JOYSON ELEC (00699) is a China-based global automotive technology supplier specializing in vehicle safety, automotive electronics, and robotics components. The company is transitioning from the "Takata integration shadow" to a new phase characterized by "global safety cash cow + smart vehicle Tier1 + robotics as a second growth driver."
As one of the world’s top three automotive safety suppliers, JOYSON ELEC has established itself as a key provider of comprehensive passive safety systems for global automakers through acquisitions of KSS and Takata assets. With historical recall and restructuring costs gradually resolved and new energy vehicle orders ramping up, its safety business is expected to deliver mid-to-high single-digit revenue growth over the next three years, alongside steady margin expansion and stable cash flow.
In automotive electronics, JOYSON ELEC focuses on smart cockpits, connectivity, ADAS/domain control, and new energy management systems. Leveraging local responsiveness and global project experience, the company continues securing high-end vehicle projects and has made breakthroughs in critical domain control products like central computing units (CCU). New-generation cockpit domain controllers and 800V high-voltage platforms have secured orders or pilot projects, signaling an upcoming product cycle.

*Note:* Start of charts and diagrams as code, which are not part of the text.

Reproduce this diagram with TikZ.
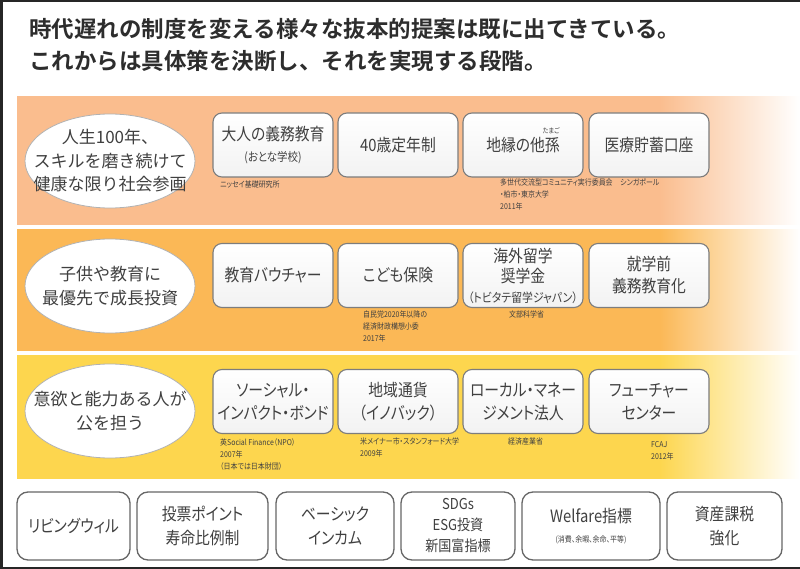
\documentclass[tikz,border=0pt]{standalone}
\usepackage{fontspec}
\setmainfont{Noto Sans CJK JP}[RawFeature=+palt, FakeStretch=0.87]
\newfontfamily\titlefont{Noto Sans CJK JP Bold}
\newfontfamily\ellfont{Noto Sans CJK JP}
\usetikzlibrary{shapes.geometric,calc}
\definecolor{bandA}{RGB}{250,189,142}
\definecolor{bandB}{RGB}{251,184,86}
\definecolor{bandC}{RGB}{253,214,78}
\definecolor{txt}{RGB}{64,64,64}
\definecolor{ttl}{RGB}{45,45,45}
\definecolor{boxline}{RGB}{125,125,125}
\pgfdeclarehorizontalshading{bandAsh}{100bp}{color(0bp)=(bandA); color(66bp)=(bandA); color(75bp)=(white); color(100bp)=(white)}
\pgfdeclarehorizontalshading{bandBsh}{100bp}{color(0bp)=(bandB); color(66bp)=(bandB); color(75bp)=(white); color(100bp)=(white)}
\pgfdeclarehorizontalshading{bandCsh}{100bp}{color(0bp)=(bandC); color(66bp)=(bandC); color(75bp)=(white); color(100bp)=(white)}
\tikzset{
  ell/.style={ellipse, draw=gray!60, line width=0.8pt, fill=white, minimum width=170pt, minimum height=94pt, inner sep=0pt},
  etext/.style={inner sep=0pt, align=center, text=txt, font=\ellfont\fontsize{17}{23.5}\selectfont},
  card/.style={rounded corners=9pt, draw=boxline, line width=1.1pt, top color=white, bottom color=black!5, minimum width=120pt, minimum height=64pt, inner sep=0pt, align=center, text=txt, font=\fontsize{17}{23}\selectfont},
  bcard/.style={rounded corners=11pt, draw=black!60, line width=1.3pt, fill=white, minimum height=68pt, inner sep=0pt, align=center, text=txt, font=\fontsize{17}{24}\selectfont},
  note/.style={anchor=north west, inner sep=0pt, align=left, text=txt, font=\fontsize{8}{12}\selectfont},
  ttlnode/.style={anchor=north west, inner sep=0pt, align=left, text=ttl, font=\titlefont\fontsize{22.5}{32.5}\selectfont}
}
\begin{document}
\begin{tikzpicture}[x=1pt,y=-1pt]
\useasboundingbox (0,0) rectangle (800,569);
\fill[white] (0,0) rectangle (800,569);
% title
\node[ttlnode] (title) at (29,18) {時代遅れの制度を変える様々な抜本的提案は既に出てきている。\\これからは具体策を決断し、それを実現する段階。};
% bands
\fill[shading=bandAsh] (17,97) rectangle (800,225);
\fill[shading=bandBsh] (17,230) rectangle (800,350);
\fill[shading=bandCsh] (17,355) rectangle (800,478);
% ellipses
\node[ell] (e1) at (110,161) {};
\node[etext] (t1) at (e1) {人生100年、\\スキルを磨き続けて\\健康な限り社会参画};
\node[ell] (e2) at (110,286) {};
\node[etext] (t2) at (e2) {子供や教育に\\最優先で成長投資};
\node[ell] (e3) at (110,411) {};
\node[etext] (t3) at (e3) {意欲と能力ある人が\\公を担う};
% row 1
\node[card] (b11) at (273,145) {大人の義務教育\\[-2pt]{\fontsize{12}{14}\selectfont (おとな学校)}};
\node[card] (b12) at (398,145) {40歳定年制};
\node[card] (b13) at (523,145) {地縁の他孫\llap{\smash{\raisebox{1.05em}{\makebox[1em]{\fontsize{7}{7}\selectfont たまご}}}}};
\node[card] (b14) at (649,145) {医療貯蓄口座};
\node[note] (n11) at (220,181) {ニッセイ基礎研究所};
\node[note] (n13) at (500,179) {多世代交流型コミュニティ実行委員会\\・柏市・東京大学\\2011年};
\node[note] (n14) at (620,179) {シンガポール};
% row 2
\node[card] (b21) at (273,275.5) {教育バウチャー};
\node[card] (b22) at (398,275.5) {こども保険};
\node[card, font=\fontsize{17}{20}\selectfont] (b23) at (523,275.5) {海外留学\\奨学金\\{\fontsize{12.5}{20}\selectfont （トビタテ留学ジャパン）}};
\node[card, font=\fontsize{17}{22}\selectfont] (b24) at (649,275.5) {就学前\\義務教育化};
\node[note] (n22) at (363,311) {自民党2020年以降の\\経済財政構想小委\\2017年};
\node[note] (n23) at (509,311) {文部科学省};
% row 3
\node[card] (b31) at (273,401.5) {ソーシャル・\\インパクト・ボンド};
\node[card] (b32) at (398,401.5) {地域通貨\\（イノバック）};
\node[card] (b33) at (523,401.5) {ローカル・マネー\\ジメント法人};
\node[card] (b34) at (649,401.5) {フューチャー\\センター};
\node[note] (n31) at (220,438) {英Social Finance（NPO）\\2007年\\（日本では日本財団）};
\node[note] (n32) at (360,438) {米メイナー市・スタンフォード大学\\2009年};
\node[note] (n33) at (508,438) {経済産業省};
\node[note] (n34) at (651,441) {FCAJ\\2012年};
% bottom row
\node[bcard, minimum width=113pt] (c1) at (73.5,526) {リビングウィル};
\node[bcard, minimum width=131pt] (c2) at (202.5,526) {投票ポイント\\寿命比例制};
\node[bcard, minimum width=118pt] (c3) at (335,526) {ベーシック\\インカム};
\node[bcard, minimum width=114pt, font=\fontsize{15}{21}\selectfont] (c4) at (458,526) {SDGs\\ESG投資\\新国富指標};
\node[bcard, minimum width=138pt] (c5) at (591,526) {Welfare指標\\[-4pt]{\fontsize{8}{12}\selectfont (消費、余暇、余命、平等)}};
\node[bcard, minimum width=115pt] (c6) at (724.5,526) {資産課税\\強化};
% frame
\draw[line width=2.5pt, color=black!85] (800,1.25) -- (1.25,1.25) -- (1.25,567.75) -- (800,567.75);
\end{tikzpicture}
\end{document}
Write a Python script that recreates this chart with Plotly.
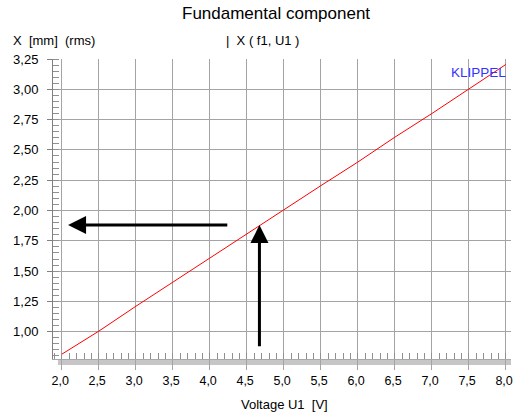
import plotly.graph_objects as go

# ---- data ----
voltage_u1 = [2.0, 2.5, 3.0, 3.5, 4.0, 4.5, 5.0, 5.5, 6.0, 6.5, 7.0, 7.5, 8.0]
x_rms_mm = [0.815, 1.005, 1.21, 1.41, 1.605, 1.805, 2.005, 2.205, 2.40, 2.605, 2.80, 3.00, 3.205]

# reading example shown by the arrows
read_u = 4.67          # voltage where the vertical arrow sits
read_x = 1.88
arrow_up_from = 0.868  # start of vertical arrow (y value)
arrow_left_from = 4.256  # start of horizontal arrow (x value)
arrow_left_to = 2.084    # tip of horizontal arrow (x value)

x_ticks = [2.0, 2.5, 3.0, 3.5, 4.0, 4.5, 5.0, 5.5, 6.0, 6.5, 7.0, 7.5, 8.0]
y_ticks = [1.00, 1.25, 1.50, 1.75, 2.00, 2.25, 2.50, 2.75, 3.00, 3.25]
x_tick_labels = [f"{v:.1f}".replace(".", ",") + "\u00a0" for v in x_ticks]

FONT = "Liberation Sans, Arial, sans-serif"
GRID = "#a4a4a4"
W, H = 516, 416
L, R, T, B = 53, 0, 59, 57
PW, PH = W - L - R, H - T - B


def px(xp):
    return (xp - L) / PW


def py(yp):
    return (H - B - yp) / PH


fig = go.Figure()
fig.add_trace(go.Scatter(x=voltage_u1, y=x_rms_mm, mode="lines",
                         line=dict(color="#ff0000", width=1), hoverinfo="skip"))

ann = []
# arrows
ann.append(dict(x=read_u, y=read_x, ax=read_u, ay=arrow_up_from,
                xref="x", yref="y", axref="x", ayref="y", text="",
                showarrow=True, arrowhead=2, arrowwidth=3, arrowsize=1.2,
                arrowcolor="#000000"))
ann.append(dict(x=arrow_left_to, y=read_x, ax=arrow_left_from, ay=read_x,
                xref="x", yref="y", axref="x", ayref="y", text="",
                showarrow=True, arrowhead=2, arrowwidth=3, arrowsize=1.2,
                arrowcolor="#000000"))

# texts
ann.append(dict(x=px(278), y=py(13), xref="paper", yref="paper",
                text="Fundamental component", showarrow=False,
                xanchor="center", yanchor="middle",
                font=dict(family=FONT, size=17, color="#000000")))
ann.append(dict(x=px(11), y=py(40), xref="paper", yref="paper",
                text="X\u00a0\u00a0[mm]\u00a0\u00a0(rms)", showarrow=False,
                xanchor="left", yanchor="middle",
                font=dict(family=FONT, size=13, color="#000000")))
ann.append(dict(x=px(226), y=py(40), xref="paper", yref="paper",
                text="|\u00a0\u00a0X\u00a0(\u00a0f1,\u00a0U1\u00a0)", showarrow=False,
                xanchor="left", yanchor="middle",
                font=dict(family=FONT, size=13, color="#000000")))
ann.append(dict(x=px(513), y=py(73), xref="paper", yref="paper",
                text="KLIPPEL", showarrow=False,
                xanchor="right", yanchor="middle",
                font=dict(family=FONT, size=13.5, color="#3333ff")))
ann.append(dict(x=px(287), y=py(404), xref="paper", yref="paper",
                text="Voltage\u00a0U1\u00a0\u00a0[V]", showarrow=False,
                xanchor="center", yanchor="middle",
                font=dict(family=FONT, size=13, color="#000000")))

shapes = [dict(type="rect", xref="paper", yref="paper",
               x0=px(58), x1=1.0, y0=py(365), y1=0.0,
               fillcolor="#c6c6c6", line=dict(width=0), layer="below")]

fig.update_layout(
    width=W, height=H,
    margin=dict(l=L, r=R, t=T, b=B, pad=0),
    paper_bgcolor="#ffffff", plot_bgcolor="#ffffff",
    showlegend=False,
    separators=", ",
    font=dict(family=FONT, size=13, color="#000000"),
    annotations=ann, shapes=shapes,
    xaxis=dict(range=[1.88, 8.07], tickvals=x_ticks, ticktext=x_tick_labels,
               showgrid=True, gridcolor=GRID, gridwidth=1,
               zeroline=False, showline=True, linecolor="#a8a8a8", linewidth=1,
               ticks="outside", ticklen=10, tickcolor=GRID, tickwidth=1,
               ticklabeloverflow="allow",
               minor=dict(dtick=0.1, tick0=0, ticks="inside", ticklen=6,
                          tickcolor="#909090", tickwidth=1, showgrid=False),
               tickfont=dict(family=FONT, size=12.5, color="#000000"),
               fixedrange=True),
    yaxis=dict(range=[0.775, 3.2502], tickvals=y_ticks, tickformat=".2f",
               showgrid=True, gridcolor=GRID, gridwidth=1,
               zeroline=False, showline=True, linecolor="#808080", linewidth=1,
               ticks="outside", ticklen=5, tickcolor="#808080", tickwidth=1,
               ticklabelstandoff=6,
               minor=dict(dtick=0.05, tick0=0, ticks="inside", ticklen=6,
                          tickcolor="#909090", tickwidth=1, showgrid=False),
               tickfont=dict(family=FONT, size=13, color="#000000"),
               fixedrange=True),
)

fig.write_html("out.html", config={"displayModeBar": False},
               post_script="document.body.style.margin='0';"
                           "document.body.style.overflow='hidden';")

The company is also expanding into robotics, developing integrated "robot domain controllers + head assemblies" by applying its automotive safety and electronics expertise. Partnerships with leading robotics players position JOYSON ELEC advantageously in the "embodied AI + industrial automation" trend. While still in early investment stages, robotics could contribute meaningful revenue within 3–5 years, adding valuation upside.
Financial projections estimate 2025–2027 revenue at RMB62.6/67.0/71.9 billion (+12%/7%/7% YoY) and net profit at RMB1.6/1.8/2.0 billion (+67%/12%/11% YoY). Based on peer valuations and robotics potential, a 2026 average PE of 18x implies a target market cap of HK$35.6 billion and a HK$23 share price.
**Key Risks:** - **Global operations and FX exposure:** Geopolitical tensions, trade policies, and currency fluctuations (EUR/USD vs. RMB) may impact costs and supply chains. - **M&A integration and impairment:** Past acquisitions carry significant goodwill; underperformance could trigger one-time charges. - **Robotics uncertainties:** Early-stage R&D and commercialization risks may strain profitability. - **Margin pressures:** Rising raw material costs (steel, electronics) and OEM pricing demands could hinder margin recovery.